Os recentes escândalos de corrupção e a aversão da sociedade à política fizeram de 2018 um ano crucial: será que agora o Congresso será renovado? Como vão se comportar os eleitores e quais nomes vão conquistar a parcela mais descrente? A necessidade de formar novas lideranças esbarra na legislação, no preconceito e, sobretudo, na soberania dos partidos. Ontem, seminário no auditório do Correio, promovido pelo instituto de formação de lideranças políticas RenovaBR, discutiu o tema.

O ministro do Supremo Tribunal Federal (STF) Luís Roberto Barroso defendeu o barateamento das campanhas eleitorais como forma de promover a renovação política. Para o ministro, com disputas caras, a forma de financiamento atual mantém o poder na mão de “herdeiros”. “Os custos obrigam os candidatos a buscar financiamentos extravagantes. Há uma diferença muito grande entre o que se custa e o que se pode arrecadar. Isso é motivo de grande parte das práticas de corrupção que vemos no país”, destacou.

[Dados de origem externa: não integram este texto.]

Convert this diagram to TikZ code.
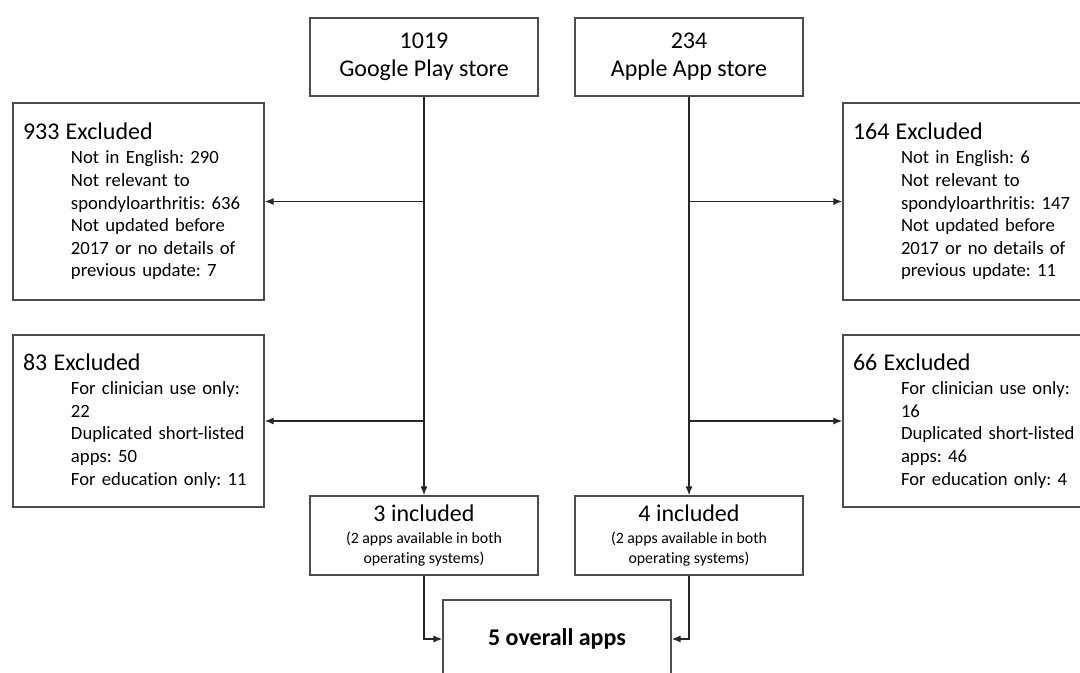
\documentclass[tikz,border=0pt]{standalone}
\usepackage{fontspec}
\setmainfont{Carlito}[Ligatures=NoCommon]
\usepackage{tikz}
\usetikzlibrary{arrows.meta}
\frenchspacing
\newcommand{\hsz}{\fontsize{12}{14}\selectfont}
\newcommand{\ssz}{\fontsize{9.35}{11.3}\selectfont}
\newcommand{\tsz}{\fontsize{7.9}{10}\selectfont}
\newcommand{\ind}{\hspace*{24pt}}

\begin{document}
\begin{tikzpicture}[x=0.5pt,y=-0.5pt,box/.style={shape=rectangle,draw=black!70,line width=0.7pt,inner sep=0pt},store/.style={box,minimum width=114pt,minimum height=39pt,align=center,font=\hsz},excl/.style={box,text width=115.5pt,inner xsep=5pt,align=left,font=\ssz},incl/.style={store,minimum height=39.5pt},arr/.style={draw=black!85,line width=0.7pt,-{Latex[length=4.5pt,width=3.6pt]}}]
\def\xa{424};
\def\xb{689};
\def\xl{138.5};
\def\xr{968.5};

\useasboundingbox (0,0) rectangle (1080,673);
\clip (0,0) rectangle (1080,673);

\node[store] (gp) at (\xa,57) {1019\\Google Play store};
\node[store] (ap) at (\xb,57) {234\\Apple App store};

\node[excl,minimum height=98.5pt] (gx1) at (\xl,201.5) {{\hsz 933 Excluded}\\[0.8pt]
\ind Not in English: 290\\ \ind Not relevant to\\ \ind spondyloarthritis: 636\\
\ind Not updated before\\ \ind 2017 or no details of\\ \ind previous update: 7};
\node[excl,minimum height=98.5pt] (ax1) at (\xr,201.5) {{\hsz 164 Excluded}\\[0.8pt]
\ind Not in English: 6\\ \ind Not relevant to\\ \ind spondyloarthritis: 147\\
\ind Not updated before\\ \ind 2017 or no details of\\ \ind previous update: 11};

\node[excl,minimum height=86pt] (gx2) at (\xl,421) {{\hsz 83 Excluded}\\[0.8pt]
\ind For clinician use only:\\ \ind 22\\ \ind Duplicated short-listed\\
\ind apps: 50\\ \ind For education only: 11};
\node[excl,minimum height=86pt] (ax2) at (\xr,421) {{\hsz 66 Excluded}\\[0.8pt]
\ind For clinician use only:\\ \ind 16\\ \ind Duplicated short-listed\\
\ind apps: 46\\ \ind For education only: 4};

\node[incl] (gi) at (\xa,535.5) {3 included\\[-2.9pt]{\tsz (2 apps available in both}\\[-4pt]{\tsz operating systems)}};
\node[incl] (ai) at (\xb,535.5) {4 included\\[-2.9pt]{\tsz (2 apps available in both}\\[-4pt]{\tsz operating systems)}};

\node[store,font=\hsz\bfseries] (ov) at (557,639) {5 overall apps};

\draw[arr] (gp) -- (gi);
\draw[arr] (ap) -- (ai);
\draw[arr] (gp.south |- gx1) -- (gx1.east);
\draw[arr] (ap.south |- ax1) -- (ax1.west);
\draw[arr] (gp.south |- gx2) -- (gx2.east);
\draw[arr] (ap.south |- ax2) -- (ax2.west);
\draw[arr] (gi) |- (ov);
\draw[arr] (ai) |- (ov);

\end{tikzpicture}
\end{document}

Barroso criticou o comportamento dos partidos. “Eles viraram business. Negócio privado com venda de tempo de televisão. Temos que reagir a isso se quisermos criar a cultura de mínimos de decência política”, concluiu. O ministro fez duas propostas: a redução do poder presidencial e o sistema distrital misto. O seminário contou com a participação dos senadores Cristovam Buarque (PPS-DF) e Ana Amélia (PP-RS). Para a senadora, a nova forma de financiamento de campanha — sem dinheiro de empresas e com financiamento público — vai aumentar o caixa dois. “Vai começar a entrar dinheiro da milícia, do tráfico e de outros grupos criminosos. Acho que tentaram criar um beija-flor que saiu um morcego”, ponderou.